Three teenagers are invited to a four way over the internet with a middle-aged woman. After deciding that watching each other’s O-faces is most certainly not weird, they go to her trailer, drink drugged beer and awake caged up in a church congregation led by Fred Phelps wannabes, Abin Cooper. The church is part of a compound in the middle of the countryside where ‘sinners’ are coaxed from their computers with promises of sex before being executed. It all sounds very teen horror and, in fairness, was how Smith sold it a few years back. However, it’s not really horror.
In fact, we’re not sure what it wants to be, with the second act basically being a low key Waco siege re-enactment, with John Goodman SWAT team leader forced by his superiors to attack the compound with extreme prejudice. Smith lays it on thick with clicky boom clicky boom, argh, I’m deaded, and following in the footsteps of Hostel (a clear influence in terms of direction), you’re genuinely never certain who is going to survive.
However, it’s also very, very talky. Like really talky. Everyone gets a monologue. Smith has a fantastic ear for dialogue, but it’s not suited for this kind of film.
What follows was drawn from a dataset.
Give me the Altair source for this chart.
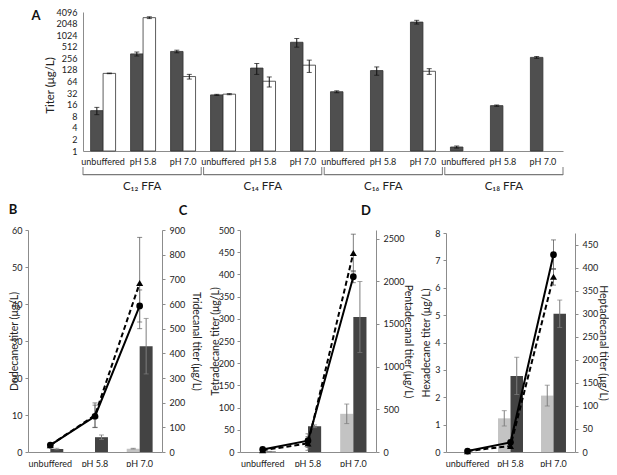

He builds the audience up to expect an exploitation-spiced movie with religious zealots and then proceeds to talk at them for an hour and a half.
During the finale’s siege, there is that much conversation going on, we wondered why Smith bothered to waste money on special effects when he may as well have followed the rules of Dogme and just placed John Goodman in a box with a script and a camcorder.
The aforementioned 180 in plot is also somewhat irritating as the boys kidnapping is not the only storyline that gets discarded. A subplot involving an alcoholic sheriff leading a double life is forgotten as soon as it starts. Even the last minutes of the film dispense of a proper resolution by skipping a head a couple of weeks and having a main character tell you what you missed. Show us Smith, what was said sounded pretty good and would have been preferable to the Burn After Reading like ending.
The majority of the good points come in the form of John Goodman who is quite frankly brilliant; easily switching from world weary put-upon to commander in chief in the blink of an eye.
Red State is not Smith’s worst film. Whilst he has Cop Out in his filmography, that spot will always be secure. However, it’s definitely not his best. There is something trying to break through and whilst we didn’t enjoy myself as much as we hoped, we look forward to seeing where he goes.